* START MATERIAL *

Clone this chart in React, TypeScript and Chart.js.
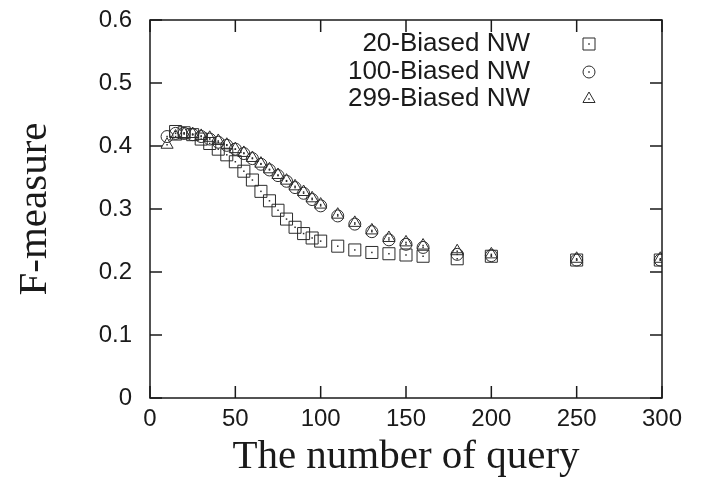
import React, { useEffect, useRef } from 'react';
import { Chart, registerables } from 'chart.js';

Chart.register(...registerables);

// ---- data ----
const queries20 = [15, 20, 25, 30, 35, 40, 45, 50, 55, 60, 65, 70, 75, 80, 85, 90, 95, 100, 110, 120, 130, 140, 150, 160, 180, 200, 250, 299];
const fmeasure20 = [0.423, 0.421, 0.418, 0.411, 0.404, 0.395, 0.386, 0.375, 0.36, 0.346, 0.328, 0.313, 0.298, 0.284, 0.271, 0.261, 0.254, 0.249, 0.241, 0.235, 0.231, 0.229, 0.227, 0.225, 0.221, 0.225, 0.219, 0.219];

const queries100 = [10, 15, 20, 25, 30, 35, 40, 45, 50, 55, 60, 65, 70, 75, 80, 85, 90, 95, 100, 110, 120, 130, 140, 150, 160, 180, 200, 250, 299];
const fmeasure100 = [0.415, 0.42, 0.42, 0.418, 0.415, 0.411, 0.406, 0.401, 0.395, 0.388, 0.38, 0.371, 0.362, 0.353, 0.344, 0.334, 0.325, 0.315, 0.305, 0.289, 0.276, 0.264, 0.251, 0.244, 0.239, 0.228, 0.226, 0.219, 0.219];

const queries299 = [10, 15, 20, 25, 30, 35, 40, 45, 50, 55, 60, 65, 70, 75, 80, 85, 90, 95, 100, 110, 120, 130, 140, 150, 160, 180, 200, 250, 299];
const fmeasure299 = [0.402, 0.415, 0.419, 0.419, 0.416, 0.413, 0.408, 0.402, 0.395, 0.389, 0.381, 0.372, 0.363, 0.354, 0.345, 0.336, 0.327, 0.317, 0.307, 0.291, 0.278, 0.266, 0.254, 0.247, 0.242, 0.233, 0.228, 0.221, 0.221];

const seriesLabels = ['20-Biased NW', '100-Biased NW', '299-Biased NW'];
const xTicks = [0, 50, 100, 150, 200, 250, 300];
const yTicks = [0, 0.1, 0.2, 0.3, 0.4, 0.5, 0.6];

const MARK = '#2b2b2b';

function drawSymbol(ctx: CanvasRenderingContext2D, kind: string, x: number, y: number) {
  ctx.beginPath();
  if (kind === 'rect') {
    ctx.rect(x - 6, y - 6, 12, 12);
  } else if (kind === 'circle') {
    ctx.arc(x, y, 6, 0, Math.PI * 2);
  } else {
    const r = 7;
    for (let i = 0; i < 3; i++) {
      const a = (i * 2 * Math.PI) / 3;
      const px = x + Math.sin(a) * r;
      const py = y - Math.cos(a) * r;
      if (i === 0) ctx.moveTo(px, py);
      else ctx.lineTo(px, py);
    }
    ctx.closePath();
  }
  ctx.stroke();
  ctx.fillRect(x - 0.75, y - 0.75, 1.5, 1.5);
}

const centerDots = {
  id: 'centerDots',
  afterDatasetsDraw(chart: any) {
    const { ctx } = chart;
    ctx.save();
    ctx.fillStyle = MARK;
    chart.data.datasets.forEach((_d: any, i: number) => {
      const meta = chart.getDatasetMeta(i);
      meta.data.forEach((el: any) => {
        ctx.fillRect(el.x - 0.75, el.y - 0.75, 1.5, 1.5);
      });
    });
    ctx.restore();
  },
};

const frame = {
  id: 'frame',
  afterDraw(chart: any) {
    const { ctx, chartArea: a, scales } = chart;
    const x = scales.x;
    const y = scales.y;
    ctx.save();
    ctx.strokeStyle = '#1a1a1a';
    ctx.lineWidth = 1.5;
    ctx.strokeRect(a.left, a.top, a.right - a.left, a.bottom - a.top);
    const L = 12;
    ctx.beginPath();
    xTicks.forEach((v) => {
      const px = x.getPixelForValue(v);
      ctx.moveTo(px, a.bottom);
      ctx.lineTo(px, a.bottom - L);
      ctx.moveTo(px, a.top);
      ctx.lineTo(px, a.top + L);
    });
    yTicks.forEach((v) => {
      const py = y.getPixelForValue(v);
      ctx.moveTo(a.left, py);
      ctx.lineTo(a.left + L, py);
      ctx.moveTo(a.right, py);
      ctx.lineTo(a.right - L, py);
    });
    ctx.stroke();

    // legend
    const kinds = ['rect', 'circle', 'triangle'];
    const rowsY = [a.top + 24, a.top + 52, a.top + 79];
    ctx.font = '26px "Liberation Sans", Arial, sans-serif';
    ctx.textAlign = 'right';
    ctx.textBaseline = 'middle';
    ctx.fillStyle = '#1a1a1a';
    seriesLabels.forEach((label, i) => {
      ctx.fillText(label, a.left + 380, rowsY[i]);
    });
    ctx.strokeStyle = MARK;
    ctx.fillStyle = MARK;
    ctx.lineWidth = 1;
    kinds.forEach((k, i) => drawSymbol(ctx, k, a.left + 439, rowsY[i]));
    ctx.restore();
  },
};

export default function App() {
  const ref = useRef<HTMLCanvasElement | null>(null);

  useEffect(() => {
    document.body.style.margin = '0';
    if (!ref.current) return;
    const toPts = (xs: number[], ys: number[]) => xs.map((q, i) => ({ x: q, y: ys[i] }));
    const chart = new Chart(ref.current, {
      type: 'scatter',
      data: {
        datasets: [
          {
            label: seriesLabels[0],
            data: toPts(queries20, fmeasure20),
            pointStyle: 'rect',
            pointRadius: 8.5,
            borderColor: MARK,
            backgroundColor: 'rgba(0,0,0,0)',
            borderWidth: 1,
          },
          {
            label: seriesLabels[1],
            data: toPts(queries100, fmeasure100),
            pointStyle: 'circle',
            pointRadius: 6,
            borderColor: MARK,
            backgroundColor: 'rgba(0,0,0,0)',
            borderWidth: 1,
          },
          {
            label: seriesLabels[2],
            data: toPts(queries299, fmeasure299),
            pointStyle: 'triangle',
            pointRadius: 7,
            borderColor: MARK,
            backgroundColor: 'rgba(0,0,0,0)',
            borderWidth: 1,
          },
        ],
      },
      options: {
        responsive: false,
        animation: false,
        layout: { padding: { top: 20, right: 42, left: 0, bottom: 0 } },
        plugins: { legend: { display: false }, tooltip: { enabled: false } },
        scales: {
          x: {
            type: 'linear',
            min: 0,
            max: 300,
            afterFit: (s: any) => {
              s.height = 95;
              s.paddingLeft = 0;
              s.paddingRight = 0;
            },
            afterBuildTicks: (s: any) => {
              s.ticks = xTicks.map((v) => ({ value: v }));
            },
            grid: { display: false, drawTicks: false },
            border: { display: false },
            ticks: {
              padding: 7,
              color: '#1a1a1a',
              font: { family: '"Liberation Sans", Arial, sans-serif', size: 24 },
            },
            title: {
              display: true,
              text: 'The number of query',
              color: '#1a1a1a',
              font: { family: '"Liberation Serif", "Times New Roman", serif', size: 41 },
              padding: { top: 0, bottom: 11 },
            },
          },
          y: {
            type: 'linear',
            min: 0,
            max: 0.6,
            afterFit: (s: any) => {
              s.width = 150;
              s.paddingTop = 0;
              s.paddingBottom = 0;
            },
            afterBuildTicks: (s: any) => {
              s.ticks = yTicks.map((v) => ({ value: v }));
            },
            grid: { display: false, drawTicks: false },
            border: { display: false },
            ticks: {
              padding: 18,
              color: '#1a1a1a',
              font: { family: '"Liberation Sans", Arial, sans-serif', size: 24 },
            },
            title: {
              display: true,
              text: 'F-measure',
              color: '#1a1a1a',
              font: { family: '"Liberation Serif", "Times New Roman", serif', size: 41 },
              padding: { top: 11, bottom: 0 },
            },
          },
        },
      },
      plugins: [centerDots, frame],
    });
    return () => chart.destroy();
  }, []);

  return (
    <div style={{ position: 'absolute', left: 0, top: 0, width: 704, height: 493 }}>
      <canvas ref={ref} width={704} height={493} style={{ display: 'block', width: 704, height: 493 }} />
    </div>
  );
}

* END MATERIAL *

- _TASK TO CARRY OUT_
Only the number is wanted: how many lines above include the word "React"?

- _EXPECTED ANSWER_
2